Actuellement, 2 % des habitants de la planète, soit le tiers de la population de l'Union européenne, immigrent chaque année, n'hésitant plus à fuir pour un monde qu'ils rêvent. N'est-il pas affligeant d'entendre le témoignage de ce naufragé kurde qui affirme pouvoir travailler chez nous puisque « il sait conduire un tracteur ». Il ne saurait, bien sur, être au courant de ce que sont les agricultures française et européenne. Certes, il faut appliquer les lois mais, si le clivage entre, d'un côté, la grande misère et souvent les pires dictatures et, de l'autre, les démocraties aisées se poursuit, il y aura, refoulés ou pas, des milliers d'East Sea de par les mers et de camions de par les routes. Le stratège chinois Sun Tze en fait un de ses principes de base : « On ne peut rien faire contre le plus grand nombre » !

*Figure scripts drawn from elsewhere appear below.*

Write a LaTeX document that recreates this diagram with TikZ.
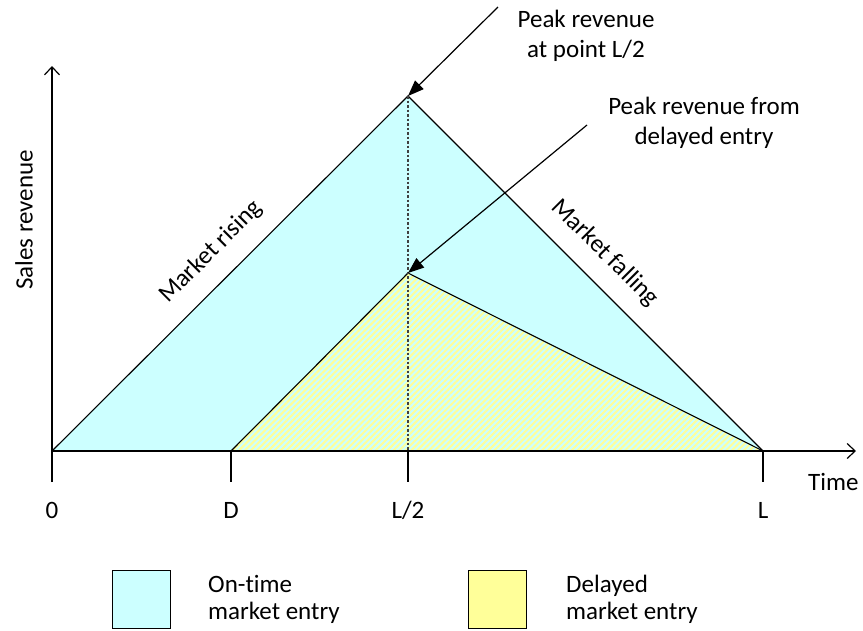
\documentclass[tikz,border=0pt]{standalone}
\usepackage{fontspec}
\setmainfont{Carlito}[Ligatures=NoCommon]
\usetikzlibrary{arrows.meta,patterns.meta}
\definecolor{ontime}{HTML}{CCFFFF}
\definecolor{delayed}{HTML}{FFFF99}
\tikzset{
  lbl/.style={font=\fontsize{25}{30}\selectfont, inner sep=0pt, align=center},
  axis/.style={line width=1.3pt, -{Straight Barb[length=8pt,width=15pt,line width=1.2pt]}},
  edge/.style={line width=1.1pt},
  tick/.style={line width=1.1pt},
  callout/.style={line width=1.2pt, -{Triangle[length=16pt,width=12pt]}},
  keybox/.style={draw, line width=1pt, minimum width=58pt, minimum height=58pt, inner sep=0pt},
}
\begin{document}
\begin{tikzpicture}[x=1pt,y=-1pt]
\useasboundingbox (0,0) rectangle (863,630);
% key points of the revenue curves
\coordinate (O) at (52,451);
\coordinate (D) at (231,451);
\coordinate (H) at (408,451);
\coordinate (L) at (763,451);
\coordinate (P) at (408,96);
\coordinate (Q) at (408,273);
\coordinate (Ytop) at (52,66);
\coordinate (Xend) at (856,451);
% on-time entry area
\fill[ontime] (O) -- (P) -- (L) -- cycle;
% delayed entry area: yellow stripes over cyan
\fill[ontime] (D) -- (Q) -- (L) -- cycle;
\fill[pattern={Lines[angle=45,distance=4.2pt,line width=2pt]}, pattern color=delayed] (D) -- (Q) -- (L) -- cycle;
% outlines
\draw[edge] (O) -- (P) -- (L);
\draw[edge] (D) -- (Q) -- (L);
\draw[line width=1.2pt, dash pattern=on 2.5pt off 2pt, black!75] (P) -- (H);
% ticks below the time axis
\coordinate (Ob) at (52,482);
\coordinate (Db) at (231,482);
\coordinate (Hb) at (408,482);
\coordinate (Lb) at (763,482);
\draw[tick] (O) -- (Ob);
\draw[tick] (D) -- (Db);
\draw[tick] (H) -- (Hb);
\draw[tick] (L) -- (Lb);
% axes
\draw[axis] (Ob) -- (Ytop);
\draw[axis] (O) -- (Xend);
% axis labels
\node[lbl] (t0) at (52,510) {0};
\node[lbl] (tD) at (231,510) {D};
\node[lbl] (tH) at (408,510) {L/2};
\node[lbl] (tL) at (763,510) {L};
\node[lbl, anchor=west] (time) at (808,482) {Time};
\node[lbl, rotate=90] (sales) at (24,220) {Sales revenue};
\node[lbl, rotate=45] (rise) at (211,252) {Market rising};
\node[lbl, rotate=-45] (fall) at (605,253) {Market falling};
% callouts
\node[lbl] (peak) at (586,36) {Peak revenue\\at point L/2};
\node[lbl] (dpeak) at (704,123) {Peak revenue from\\delayed entry};
\coordinate (a1) at (498,7);
\coordinate (a2) at (587,125);
\draw[callout] (a1) -- (P);
\draw[callout] (a2) -- (Q);
% key
\node[keybox, fill=ontime] (k1) at (141,599) {};
\node[keybox, fill=delayed] (k2) at (497.5,599) {};
\node[lbl, anchor=west, align=left, font=\fontsize{25}{27}\selectfont] (k1t) at (208,599) {On-time\\market entry};
\node[lbl, anchor=west, align=left, font=\fontsize{25}{27}\selectfont] (k2t) at (566,599) {Delayed\\market entry};
\end{tikzpicture}
\end{document}
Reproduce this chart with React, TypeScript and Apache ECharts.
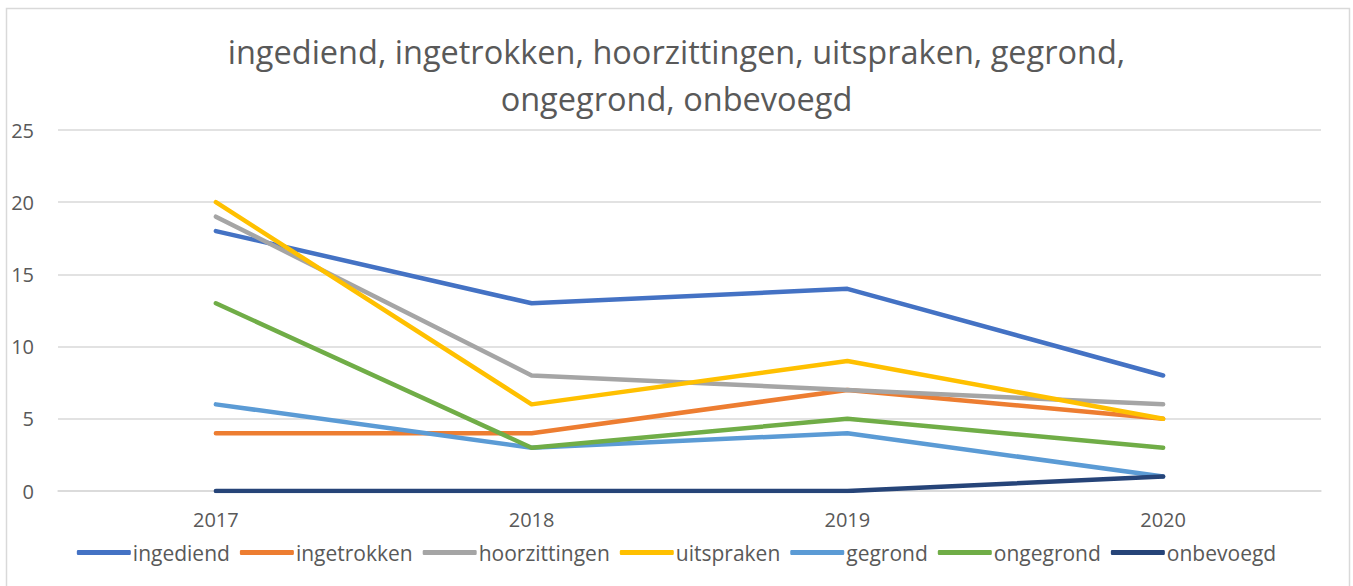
import React, { useEffect, useRef } from "react";
import * as echarts from "echarts";

const categories = ["2017", "2018", "2019", "2020"];
const seriesNames = ["ingediend", "ingetrokken", "hoorzittingen", "uitspraken", "gegrond", "ongegrond", "onbevoegd"];
const ingediend = [18, 13, 14, 8];
const ingetrokken = [4, 4, 7, 5];
const hoorzittingen = [19, 8, 7, 6];
const uitspraken = [20, 6, 9, 5];
const gegrond = [6, 3, 4, 1];
const ongegrond = [13, 3, 5, 3];
const onbevoegd = [0, 0, 0, 1];
const seriesValues = [ingediend, ingetrokken, hoorzittingen, uitspraken, gegrond, ongegrond, onbevoegd];
const colors = ["#4472C4", "#ED7D31", "#A5A5A5", "#FFC000", "#5B9BD5", "#70AD47", "#264478"];
const titleLines = ["ingediend, ingetrokken, hoorzittingen, uitspraken, gegrond,", "ongegrond, onbevoegd"];

export default function App() {
  const ref = useRef<HTMLDivElement>(null);
  useEffect(() => {
    if (!ref.current) return;
    const chart = echarts.init(ref.current, null, { renderer: "svg" });
    const font = "'Open Sans', sans-serif";
    chart.setOption({
      animation: false,
      backgroundColor: "#ffffff",
      color: colors,
      textStyle: { fontFamily: font },
      graphic: [
        {
          type: "rect",
          shape: { x: 6.5, y: 8.5, width: 1343, height: 620 },
          style: { fill: "none", stroke: "#d9d9d9", lineWidth: 1.5 },
          silent: true,
        },
      ],
      title: titleLines.map((t, i) => ({
        text: t,
        left: "center",
        top: 35 + i * 47,
        padding: 0,
        textStyle: {
          fontFamily: font,
          fontSize: 32.5,
          fontWeight: "normal",
          color: "#595959",
        },
      })),
      legend: {
        data: seriesNames,
        left: "center",
        top: 537,
        icon: "roundRect",
        itemWidth: 54,
        itemHeight: 5,
        itemGap: 10,
        textStyle: { fontFamily: font, fontSize: 21, color: "#595959", padding: [0, 0, 0, -3] },
      },
      grid: { left: 58, right: 32, top: 130, bottom: 95, containLabel: false },
      xAxis: {
        type: "category",
        data: categories,
        boundaryGap: true,
        axisLine: { lineStyle: { color: "#d9d9d9", width: 1.5 } },
        axisTick: { show: false },
        axisLabel: { color: "#595959", fontSize: 20, fontFamily: font, margin: 18 },
      },
      yAxis: {
        type: "value",
        min: 0,
        max: 25,
        interval: 5,
        axisLine: { show: false },
        axisTick: { show: false },
        axisLabel: { color: "#595959", fontSize: 20, fontFamily: font, margin: 24 },
        splitLine: { lineStyle: { color: "#d9d9d9", width: 1.5 } },
      },
      series: seriesNames.map((name, i) => ({
        name,
        type: "line",
        data: seriesValues[i],
        symbol: "none",
        showSymbol: false,
        z: 2 + i,
        lineStyle: { width: 4.5, color: colors[i], cap: "round", join: "round" },
        itemStyle: { color: colors[i] },
      })),
    });
    return () => chart.dispose();
  }, []);
  return (
    <div style={{ position: "fixed", left: 0, top: 0, width: 1353, height: 586, background: "#fff" }}>
      <div ref={ref} style={{ width: 1353, height: 586 }} />
    </div>
  );
}
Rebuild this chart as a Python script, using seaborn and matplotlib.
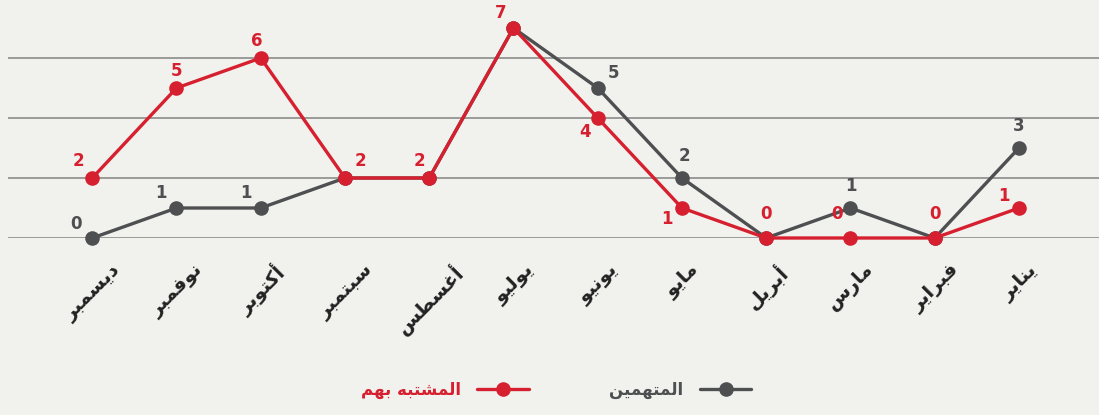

Les chefs d'État français et allemand, qui rencontrent demain celui de Pologne pour faire le point sur l'adhésion à l'Union européenne des pays d'Europe centrale, se rendent-ils compte que, sous prétexte qu'il est humainement difficile de réprimer, il est inhumain d'encourager ? Une dizaine de pays attendent de nous rejoindre. Il est faux de prétendre qu'ils rattraperont notre niveau de développement en quelques années. Il sera stipulé, car les nouveaux venus ne sauraient être des membres de l'Union de seconde zone, que leur population aura le droit total de circuler sur le continent. Et qui ira contrôler les frontières lituaniennes et bulgares qui sont des passoires ? Pour l'East Sea, il est trop tard, pour le reste c'est différent.